ASPEN, Colo.--One of the Internet's most influential investors and entrepreneurs is offering a dire prediction: the pace of technological change is stagnating.

Peter Thiel, a co-founder of PayPal and early investor in Facebook, warned that--despite spectacular advances in computer-related fields over the last few decades--technological progress overall is actually "stalled out."

"There's been insane progress in computers, Internet, and all things related to it," Thiel told a conference here organized by the Technology Policy Institute last night. "It's been offset by incredible failure in energy. To a first order, the two things have cancelled each other out."

Among his examples: With the Concorde's last flight in 2003, the top speed at which people can travel has ceased to improve. Real oil prices are higher than during the Carter administration.
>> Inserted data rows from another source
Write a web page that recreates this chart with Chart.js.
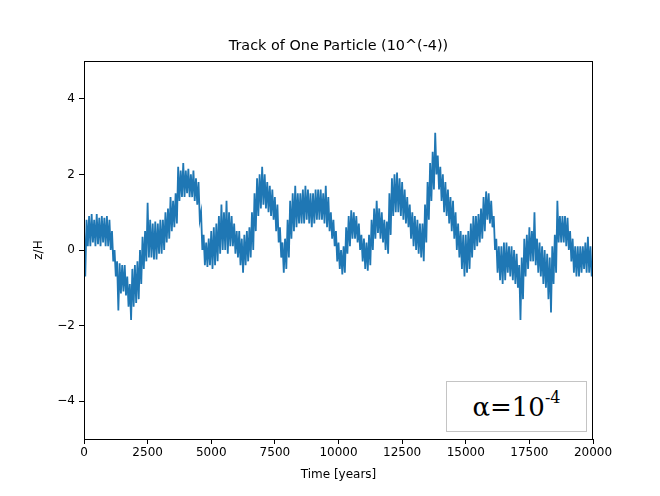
<!DOCTYPE html>
<html>
<head>
<meta charset="utf-8">
<script src="https://cdn.jsdelivr.net/npm/chart.js@4/dist/chart.umd.min.js"></script>
<style>
  html, body { margin: 0; padding: 0; background: #fff; }
  #wrap { position: relative; width: 660px; height: 496px; }
  #legendBox {
    position: absolute; left: 446px; top: 381px; width: 141px; height: 51px;
    box-sizing: border-box; border: 1.5px solid #c4c4c4; background: #fff;
    font-family: "DejaVu Serif", "Liberation Serif", serif; font-size: 26px; color: #000;
    display: flex; align-items: center; justify-content: center; line-height: 1;
  }
  #legendBox sup { font-size: 16px; position: relative; top: -4px; vertical-align: top; }
</style>
</head>
<body>
<div id="wrap">
  <canvas id="c" width="660" height="496"></canvas>
  <div id="legendBox"><span>α=10<sup>-4</sup></span></div>
</div>
<script>
const chartTitle = "Track of One Particle (10^(-4))";
const xAxisTitle = "Time [years]";
const yAxisTitle = "z/H";
const yTickValues = [-4, -2, 0, 2, 4];

const timeYears = [
  0, 50, 100, 150, 200, 250, 300, 350, 400, 450, 500, 550, 600, 650, 700, 750, 800, 850, 900, 950,
  1000, 1050, 1100, 1150, 1200, 1250, 1300, 1350, 1400, 1450, 1500, 1550, 1600, 1650, 1700, 1750, 1800, 1850, 1900, 1950,
  2000, 2050, 2100, 2150, 2200, 2250, 2300, 2350, 2400, 2450, 2500, 2550, 2600, 2650, 2700, 2750, 2800, 2850, 2900, 2950,
  3000, 3050, 3100, 3150, 3200, 3250, 3300, 3350, 3400, 3450, 3500, 3550, 3600, 3650, 3700, 3750, 3800, 3850, 3900, 3950,
  4000, 4050, 4100, 4150, 4200, 4250, 4300, 4350, 4400, 4450, 4500, 4550, 4600, 4650, 4700, 4750, 4800, 4850, 4900, 4950,
  5000, 5050, 5100, 5150, 5200, 5250, 5300, 5350, 5400, 5450, 5500, 5550, 5600, 5650, 5700, 5750, 5800, 5850, 5900, 5950,
  6000, 6050, 6100, 6150, 6200, 6250, 6300, 6350, 6400, 6450, 6500, 6550, 6600, 6650, 6700, 6750, 6800, 6850, 6900, 6950,
  7000, 7050, 7100, 7150, 7200, 7250, 7300, 7350, 7400, 7450, 7500, 7550, 7600, 7650, 7700, 7750, 7800, 7850, 7900, 7950,
  8000, 8050, 8100, 8150, 8200, 8250, 8300, 8350, 8400, 8450, 8500, 8550, 8600, 8650, 8700, 8750, 8800, 8850, 8900, 8950,
  9000, 9050, 9100, 9150, 9200, 9250, 9300, 9350, 9400, 9450, 9500, 9550, 9600, 9650, 9700, 9750, 9800, 9850, 9900, 9950,
  10000, 10050, 10100, 10150, 10200, 10250, 10300, 10350, 10400, 10450, 10500, 10550, 10600, 10650, 10700, 10750, 10800, 10850, 10900, 10950,
  11000, 11050, 11100, 11150, 11200, 11250, 11300, 11350, 11400, 11450, 11500, 11550, 11600, 11650, 11700, 11750, 11800, 11850, 11900, 11950,
  12000, 12050, 12100, 12150, 12200, 12250, 12300, 12350, 12400, 12450, 12500, 12550, 12600, 12650, 12700, 12750, 12800, 12850, 12900, 12950,
  13000, 13050, 13100, 13150, 13200, 13250, 13300, 13350, 13400, 13450, 13500, 13550, 13600, 13650, 13700, 13750, 13800, 13850, 13900, 13950,
  14000, 14050, 14100, 14150, 14200, 14250, 14300, 14350, 14400, 14450, 14500, 14550, 14600, 14650, 14700, 14750, 14800, 14850, 14900, 14950,
  15000, 15050, 15100, 15150, 15200, 15250, 15300, 15350, 15400, 15450, 15500, 15550, 15600, 15650, 15700, 15750, 15800, 15850, 15900, 15950,
  16000, 16050, 16100, 16150, 16200, 16250, 16300, 16350, 16400, 16450, 16500, 16550, 16600, 16650, 16700, 16750, 16800, 16850, 16900, 16950,
  17000, 17050, 17100, 17150, 17200, 17250, 17300, 17350, 17400, 17450, 17500, 17550, 17600, 17650, 17700, 17750, 17800, 17850, 17900, 17950,
  18000, 18050, 18100, 18150, 18200, 18250, 18300, 18350, 18400, 18450, 18500, 18550, 18600, 18650, 18700, 18750, 18800, 18850, 18900, 18950,
  19000, 19050, 19100, 19150, 19200, 19250, 19300, 19350, 19400, 19450, 19500, 19550, 19600, 19650, 19700, 19750, 19800, 19850, 19900, 19950,
  20000
];

const zOverH = [
  0.6, -0.7, 0.8, 0.1, 0.9, 0.1, 0.95, 0.2, 0.8, 0.1, 0.95, 0.15, 0.85, 0.1, 0.9, 0.2, 0.85, 0.1, 0.9, 0.1,
  0.8, 0.0, 0.5, -0.3, 0.0, -0.7, -0.3, -1.6, -0.35, -1.15, -0.4, -1.1, -0.4, -1.2, -0.7, -1.5, -0.9, -1.85, -0.5, -1.5,
  -0.4, -1.4, -0.3, -1.3, 0.0, -0.9, 0.35, -0.5, 0.5, -0.3, 1.25, -0.2, 0.8, -0.2, 0.7, -0.25, 0.75, -0.25, 0.7, -0.1,
  0.8, -0.1, 0.8, 0.0, 1.0, 0.2, 1.1, 0.3, 1.4, 0.5, 1.3, 0.6, 1.5, 0.7, 2.2, 1.3, 2.1, 1.4, 2.3, 1.4,
  2.1, 1.5, 2.15, 1.4, 2.0, 1.4, 2.1, 1.3, 1.9, 1.2, 1.8, 0.8, 1.0, 0.0, 0.4, -0.4, 0.2, -0.45, 0.3, -0.4,
  0.5, -0.5, 0.6, -0.4, 0.7, -0.3, 0.9, -0.1, 1.2, 0.0, 1.0, 0.0, 1.3, -0.1, 1.0, 0.1, 0.9, 0.1, 0.7, -0.1,
  0.5, -0.2, 0.5, -0.4, 0.3, -0.6, 0.4, -0.4, 0.5, -0.3, 0.6, -0.2, 1.0, 0.0, 1.5, 0.5, 1.9, 0.9, 2.0, 1.1,
  2.2, 1.2, 2.0, 1.1, 1.8, 1.0, 1.7, 0.9, 1.6, 0.8, 1.4, 0.5, 1.2, 0.2, 0.6, -0.2, 0.2, -0.6, 0.3, -0.5,
  0.8, -0.2, 1.3, 0.3, 1.5, 0.5, 1.7, 0.6, 1.5, 0.7, 1.5, 0.7, 1.6, 0.7, 1.7, 0.8, 1.6, 0.7, 1.5, 0.6,
  1.5, 0.7, 1.6, 0.8, 1.6, 0.8, 1.6, 0.8, 1.5, 0.7, 1.7, 0.6, 1.4, 0.5, 1.0, 0.3, 0.8, 0.1, 0.5, -0.3,
  0.2, -0.5, 0.0, -0.65, 0.1, -0.6, 0.6, -0.1, 0.9, 0.1, 1.05, 0.3, 1.0, 0.3, 0.9, 0.2, 0.7, 0.0, 0.4, -0.3,
  0.3, -0.5, 0.2, -0.55, 0.4, -0.4, 0.8, 0.0, 1.1, 0.3, 1.3, 0.45, 1.1, 0.3, 1.0, 0.2, 0.8, 0.0, 0.75, -0.1,
  1.5, 0.4, 1.9, 0.9, 2.0, 1.0, 2.05, 1.0, 1.9, 0.9, 1.8, 0.8, 1.6, 0.7, 1.4, 0.6, 1.2, 0.3, 1.0, 0.1,
  0.9, 0.0, 0.8, -0.1, 0.7, -0.2, 0.7, -0.3, 1.2, 0.2, 1.8, 0.8, 2.3, 1.3, 2.6, 1.6, 3.1, 2.0, 2.5, 1.6,
  2.2, 1.3, 2.0, 1.0, 1.8, 0.9, 1.6, 0.7, 1.4, 0.5, 1.3, 0.3, 1.0, 0.0, 0.7, -0.2, 0.5, -0.5, 0.4, -0.7,
  0.4, -0.6, 0.5, -0.5, 0.7, -0.2, 0.9, 0.0, 0.9, 0.1, 0.95, 0.2, 1.1, 0.3, 1.4, 0.5, 1.55, 0.8, 1.5, 0.7,
  1.3, 0.6, 0.9, 0.0, 0.3, -0.6, 0.1, -0.8, 0.1, -0.9, 0.2, -0.8, 0.2, -0.6, 0.1, -0.7, 0.1, -0.8, 0.0, -0.9,
  -0.1, -1.0, -0.4, -1.85, -0.2, -1.3, 0.3, -0.7, 0.4, -0.5, 0.6, -0.3, 0.5, -0.3, 1.0, -0.4, 0.3, -0.6, 0.2, -0.7,
  0.1, -0.9, 0.0, -1.0, -0.1, -1.3, -0.2, -1.65, 0.1, -0.9, 0.4, -0.6, 1.3, 0.2, 0.9, 0.2, 0.9, 0.2, 0.9, 0.1,
  0.85, 0.0, 0.5, -0.3, 0.3, -0.6, 0.1, -0.7, 0.1, -0.7, 0.1, -0.6, 0.1, -0.5, 0.2, -0.6, 0.35, -0.6, 0.1, -0.7,
  -0.35
];

const points = timeYears.map((t, i) => ({ x: t, y: zOverH[i] }));

const FONT = "'DejaVu Sans', Verdana, sans-serif";

const framePlugin = {
  id: 'frame',
  afterDraw(chart) {
    const { ctx, chartArea: a } = chart;
    ctx.save();
    ctx.strokeStyle = '#000';
    ctx.lineWidth = 1;
    ctx.strokeRect(Math.round(a.left) + 0.5, Math.round(a.top) + 0.5,
                   Math.round(a.right - a.left) - 1, Math.round(a.bottom - a.top));
    ctx.fillStyle = '#000';
    ctx.font = '14.4px ' + FONT;
    ctx.textAlign = 'center';
    ctx.textBaseline = 'middle';
    ctx.fillText(chartTitle, (a.left + a.right) / 2, 46);
    ctx.restore();
  }
};

new Chart(document.getElementById('c'), {
  type: 'line',
  data: {
    datasets: [{
      data: points,
      borderColor: '#1f77b4',
      borderWidth: 1.8,
      pointRadius: 0,
      tension: 0,
      fill: false
    }]
  },
  options: {
    responsive: false,
    animation: false,
    events: [],
    layout: { padding: { left: 0, right: 67, top: 61, bottom: 0 } },
    plugins: { legend: { display: false }, tooltip: { enabled: false }, title: { display: false } },
    scales: {
      x: {
        type: 'linear',
        min: 0, max: 20000,
        ticks: { stepSize: 2500, color: '#000', font: { family: FONT, size: 12 }, padding: 2, maxRotation: 0,
                 callback: v => String(v) },
        grid: { drawOnChartArea: false, drawTicks: true, tickLength: 5, color: '#000' },
        border: { display: true, color: '#000' },
        title: { display: true, text: xAxisTitle, color: '#000', font: { family: FONT, size: 12 }, padding: { top: 0, bottom: 14 } },
        afterFit(scale) { scale.height = 57; }
      },
      y: {
        type: 'linear',
        min: -5, max: 5,
        afterBuildTicks(scale) { scale.ticks = yTickValues.map(v => ({ value: v })); },
        ticks: {
          color: '#000', font: { family: FONT, size: 12 }, padding: 4,
          callback: v => (v < 0 ? '\u2212' + Math.abs(v) : String(v))
        },
        grid: { drawOnChartArea: false, drawTicks: true, tickLength: 5, color: '#000' },
        border: { display: true, color: '#000' },
        title: { display: true, text: yAxisTitle, color: '#000', font: { family: FONT, size: 12 }, padding: { top: 32, bottom: 0 } },
        afterFit(scale) { scale.width = 84; }
      }
    }
  },
  plugins: [framePlugin]
});
</script>
</body>
</html>
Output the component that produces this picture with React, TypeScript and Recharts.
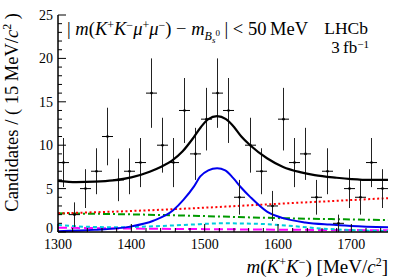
import { ComposedChart, Customized, ErrorBar, Line, Scatter, XAxis, YAxis } from "recharts";

const BIN_CENTERS = [
  1307.5, 1322.5, 1337.5, 1352.5, 1367.5, 1382.5, 1397.5, 1412.5, 1427.5, 1442.5,
  1457.5, 1472.5, 1487.5, 1502.5, 1517.5, 1532.5, 1547.5, 1562.5, 1577.5, 1592.5,
  1607.5, 1622.5, 1637.5, 1652.5, 1667.5, 1682.5, 1697.5, 1712.5, 1727.5, 1742.5,
];
const COUNTS = [8, 2, 5, 7, 11, 6, 7, 8, 16, 10, 8, 14, 9, 13, 16, 14, 4, 10, 7, 3, 13, 8, 9, 4, 7, 1, 5, 4, 8, 5];
const BIN_HALF_WIDTH = 7.5;

// fit curves, sampled by eye
const TOTAL_M = [1300, 1325, 1350, 1375, 1400, 1425, 1440, 1455, 1470, 1485, 1495, 1505, 1517, 1529, 1540, 1550, 1562, 1585, 1607, 1630, 1650, 1680, 1700, 1725, 1750];
const TOTAL_FIT = [5.9, 5.75, 5.8, 5.95, 6.3, 6.95, 7.5, 8.2, 9.3, 10.9, 12.1, 13.0, 13.35, 13.0, 12.1, 11.0, 10.0, 8.5, 7.5, 6.9, 6.55, 6.25, 6.1, 6.0, 6.0];

const SIGNAL_M = [1300, 1350, 1400, 1430, 1457, 1471, 1485, 1494, 1505, 1517, 1528, 1539, 1550, 1562, 1585, 1607, 1637, 1670, 1700, 1750];
const SIGNAL_FIT = [0.1, 0.25, 0.65, 1.3, 2.5, 3.7, 5.2, 6.4, 7.1, 7.35, 7.1, 6.2, 5.1, 4.05, 2.35, 1.6, 1.1, 0.85, 0.7, 0.55];

const RED_M = [1300, 1400, 1500, 1600, 1700, 1750];
const RED_FIT = [2.15, 2.42, 2.8, 3.25, 3.68, 3.9];

const GREEN_M = [1300, 1400, 1500, 1600, 1700, 1750];
const GREEN_FIT = [2.15, 2.03, 1.83, 1.6, 1.45, 1.38];

const CYAN_M = [1300, 1340, 1380, 1430, 1480, 1525, 1570, 1610, 1660, 1700, 1750];
const CYAN_FIT = [0.8, 0.6, 0.55, 0.65, 0.85, 1.0, 0.95, 0.75, 0.4, 0.22, 0.12];

const MAGENTA_M = [1300, 1400, 1500, 1600, 1700, 1750];
const MAGENTA_FIT = [0.5, 0.4, 0.33, 0.27, 0.22, 0.2];

const X_TICKS = [1300, 1320, 1340, 1360, 1380, 1400, 1420, 1440, 1460, 1480, 1500, 1520, 1540, 1560, 1580, 1600, 1620, 1640, 1660, 1680, 1700, 1720, 1740];
const X_MAJOR = [1300, 1400, 1500, 1600, 1700];
const Y_TICKS = [0, 1, 2, 3, 4, 5, 6, 7, 8, 9, 10, 11, 12, 13, 14, 15, 16, 17, 18, 19, 20, 21, 22, 23, 24, 25];
const Y_MAJOR = [0, 5, 10, 15, 20, 25];

const FONT = "'Liberation Serif', 'DejaVu Serif', serif";

const points = BIN_CENTERS.map((m, i) => ({
  m,
  v: COUNTS[i],
  ey: Math.sqrt(COUNTS[i]),
  ex: BIN_HALF_WIDTH,
}));

const curve = (ms: number[], vs: number[]) => ms.map((m, i) => ({ m, v: vs[i] }));

type Seg = { t: string; s?: number; fs?: number; it?: boolean };

function Rich({ x, y, segs, fs, anchor = "start", transform }: { x: number; y: number; segs: Seg[]; fs: number; anchor?: string; transform?: string }) {
  let prev = 0;
  return (
    <text x={x} y={y} fontSize={fs} textAnchor={anchor} fontFamily={FONT} fill="#000" transform={transform}>
      {segs.map((g, i) => {
        const shift = g.s ?? 0;
        const dy = shift - prev;
        prev = shift;
        return (
          <tspan key={i} dy={dy} fontSize={g.fs ?? fs} fontStyle={g.it ? "italic" : undefined}>
            {g.t}
          </tspan>
        );
      })}
    </text>
  );
}

function XTick(props: any) {
  const { x, y, payload, side } = props;
  const major = X_MAJOR.includes(payload.value);
  const len = major ? 8 : 4;
  const dir = side === "top" ? 1 : -1;
  return (
    <g>
      <line x1={x} x2={x} y1={y} y2={y + dir * len} stroke="#000" strokeWidth={1} />
      {major && side !== "top" && (
        <text x={x} y={y + 17} textAnchor="middle" fontSize={14} fontFamily={FONT} fill="#000">
          {payload.value}
        </text>
      )}
    </g>
  );
}

function YTick(props: any) {
  const { x, y, payload, side } = props;
  const major = Y_MAJOR.includes(payload.value);
  const len = major ? 8 : 4;
  const dir = side === "right" ? -1 : 1;
  return (
    <g>
      <line x1={x} x2={x + dir * len} y1={y} y2={y} stroke="#000" strokeWidth={1} />
      {major && side !== "right" && (
        <text x={x - 5} y={payload.value === 0 ? y + 1 : y + 5} textAnchor="end" fontSize={14} fontFamily={FONT} fill="#000">
          {payload.value}
        </text>
      )}
    </g>
  );
}

function Annotations() {
  return (
    <g>
      <Rich
        x={-13}
        y={18}
        fs={18.5}
        anchor="end"
        transform="rotate(-90)"
        segs={[
          { t: "Candidates / ( 15 MeV/" },
          { t: "c", it: true },
          { t: "2", s: -7, fs: 12 },
          { t: " )", s: 0 },
        ]}
      />
      <Rich
        x={388}
        y={273}
        fs={19}
        anchor="end"
        segs={[
          { t: "m", it: true },
          { t: "(" },
          { t: "K", it: true },
          { t: "+", s: -7, fs: 12 },
          { t: "K", s: 0, it: true },
          { t: "\u2212", s: -7, fs: 12 },
          { t: ") [MeV/", s: 0 },
          { t: "c", it: true },
          { t: "2", s: -7, fs: 12 },
          { t: "]", s: 0 },
        ]}
      />
      <Rich
        x={67}
        y={35}
        fs={18.5}
        segs={[
          { t: "| " },
          { t: "m", it: true },
          { t: "(" },
          { t: "K", it: true },
          { t: "+", s: -6, fs: 12 },
          { t: "K", s: 0, it: true },
          { t: "\u2212", s: -6, fs: 12 },
          { t: "\u03bc", s: 0, it: true },
          { t: "+", s: -6, fs: 12 },
          { t: "\u03bc", s: 0, it: true },
          { t: "\u2212", s: -6, fs: 12 },
          { t: ") \u2212 ", s: 0 },
          { t: "m", it: true },
          { t: "B", s: 5, fs: 12, it: true },
          { t: "s", s: 8, fs: 9, it: true },
          { t: "0", s: 1, fs: 9 },
          { t: " | < 50\u2009MeV", s: 0 },
        ]}
      />
      <Rich x={368} y={34} fs={17.5} anchor="end" segs={[{ t: "LHCb" }]} />
      <Rich
        x={369}
        y={53}
        fs={17}
        anchor="end"
        segs={[
          { t: "3\u2009fb" },
          { t: "\u22121", s: -5, fs: 11 },
        ]}
      />
    </g>
  );
}

export default function App() {
  return (
    <div style={{ position: "absolute", left: 0, top: 0, background: "#fff" }}>
      <ComposedChart width={409} height={277} margin={{ top: 15, right: 21, bottom: 0, left: 0 }}>
        <XAxis
          dataKey="m"
          type="number"
          domain={[1300, 1750]}
          allowDataOverflow
          ticks={X_TICKS}
          interval={0}
          height={45}
          tickSize={0}
          tickMargin={0}
          tickLine={false}
          axisLine={{ stroke: "#000", strokeWidth: 1.5 }}
          tick={(p: any) => <XTick {...p} side="bottom" />}
        />
        <XAxis
          xAxisId="top"
          orientation="top"
          dataKey="m"
          type="number"
          domain={[1300, 1750]}
          allowDataOverflow
          ticks={X_TICKS}
          interval={0}
          height={0}
          tickSize={0}
          tickMargin={0}
          tickLine={false}
          axisLine={{ stroke: "#000", strokeWidth: 1.5 }}
          tick={(p: any) => <XTick {...p} side="top" />}
        />
        <YAxis
          type="number"
          domain={[0, 25]}
          allowDataOverflow
          ticks={Y_TICKS}
          interval={0}
          width={58}
          tickSize={0}
          tickMargin={0}
          tickLine={false}
          axisLine={{ stroke: "#000", strokeWidth: 1.5 }}
          tick={(p: any) => <YTick {...p} side="left" />}
        />
        <YAxis
          yAxisId="right"
          orientation="right"
          type="number"
          domain={[0, 25]}
          allowDataOverflow
          ticks={Y_TICKS}
          interval={0}
          width={0}
          tickSize={0}
          tickMargin={0}
          tickLine={false}
          axisLine={{ stroke: "#000", strokeWidth: 1.5 }}
          tick={(p: any) => <YTick {...p} side="right" />}
        />
        <Line data={curve(MAGENTA_M, MAGENTA_FIT)} dataKey="v" type="monotone" stroke="#ff00ff" strokeWidth={2} strokeDasharray="9 4" dot={false} activeDot={false} isAnimationActive={false} />
        <Line data={curve(CYAN_M, CYAN_FIT)} dataKey="v" type="monotone" stroke="#00ccdd" strokeWidth={2} strokeDasharray="4 3" dot={false} activeDot={false} isAnimationActive={false} />
        <Line data={curve(GREEN_M, GREEN_FIT)} dataKey="v" type="monotone" stroke="#009a00" strokeWidth={2} strokeDasharray="7 3 2 3" dot={false} activeDot={false} isAnimationActive={false} />
        <Line data={curve(RED_M, RED_FIT)} dataKey="v" type="monotone" stroke="#ff0000" strokeWidth={2} strokeDasharray="2 2.5" dot={false} activeDot={false} isAnimationActive={false} />
        <Line data={curve(SIGNAL_M, SIGNAL_FIT)} dataKey="v" type="monotone" stroke="#0000ee" strokeWidth={2} dot={false} activeDot={false} isAnimationActive={false} />
        <Scatter
          data={points}
          dataKey="v"
          isAnimationActive={false}
          shape={(p: any) => <circle cx={p.cx} cy={p.cy} r={1.3} fill="#000" />}
        >
          <ErrorBar dataKey="ey" direction="y" width={0} stroke="#222" strokeWidth={1} isAnimationActive={false} />
          <ErrorBar dataKey="ex" direction="x" width={0} stroke="#000" strokeWidth={1} isAnimationActive={false} />
        </Scatter>
        <Line data={curve(TOTAL_M, TOTAL_FIT)} dataKey="v" type="monotone" stroke="#000" strokeWidth={2.2} dot={false} activeDot={false} isAnimationActive={false} />
        <Customized component={Annotations} />
      </ComposedChart>
    </div>
  );
}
Median wages in the United States have increased by only 10 percent since 1973 using government inflation data, and not at all using alternate calculations.

"We're no longer living in a society that cares much about science or technology," Thiel said.

Our lofty expectations from half a century ago about the ever-increasing pace of technological change have given way to more modest aspirations, he said: "Anybody today who talks about space jets and lunar vacations and flying cars is someone who's probably coming from another planet."

Thiel has placed his money where his beliefs are. In May, the Thiel Foundation announced the first 24 recipients of a fellowship that awards $100,000 each to youth under 20 years old--essentially encouraging them to drop out of college to become entrepreneurs. The Founders Fund, where he's a managing partner, has invested in aerospace, robotics, and biotechnology in addition to consumer Internet companies including Slide and Spotify.

In December, he organized a "Breakthrough Philanthropy" event at San Francisco's Palace of Fine Arts that allowed tech-oriented nonprofit groups to present brief pitches on why members of the audience should support potentially world-changing ideas like life extension. Thiel also has donated more than $1 million to the Seasteading Institute, which would like to see the world's oceans colonized (see related CNET article).

We're "making less progress than is generally advertised," Thiel said at this week's conference. That means "less progress than people were expecting."

If Thiel is correct, his claims have political implications: instead of experiencing economic growth driven by technological improvements, the United States would start to look more like Greece, which is expected to see its economy shrink by about 5 percent this year. Promises to fund Social Security or Medicare (or the cost of government regulations) through economic growth turn out to be wildly optimistic.

"You basically end up with politics becoming increasingly nasty and zero-sum," he says. "I think we're starting to see this shift in the political sphere in the U.S. and western Europe."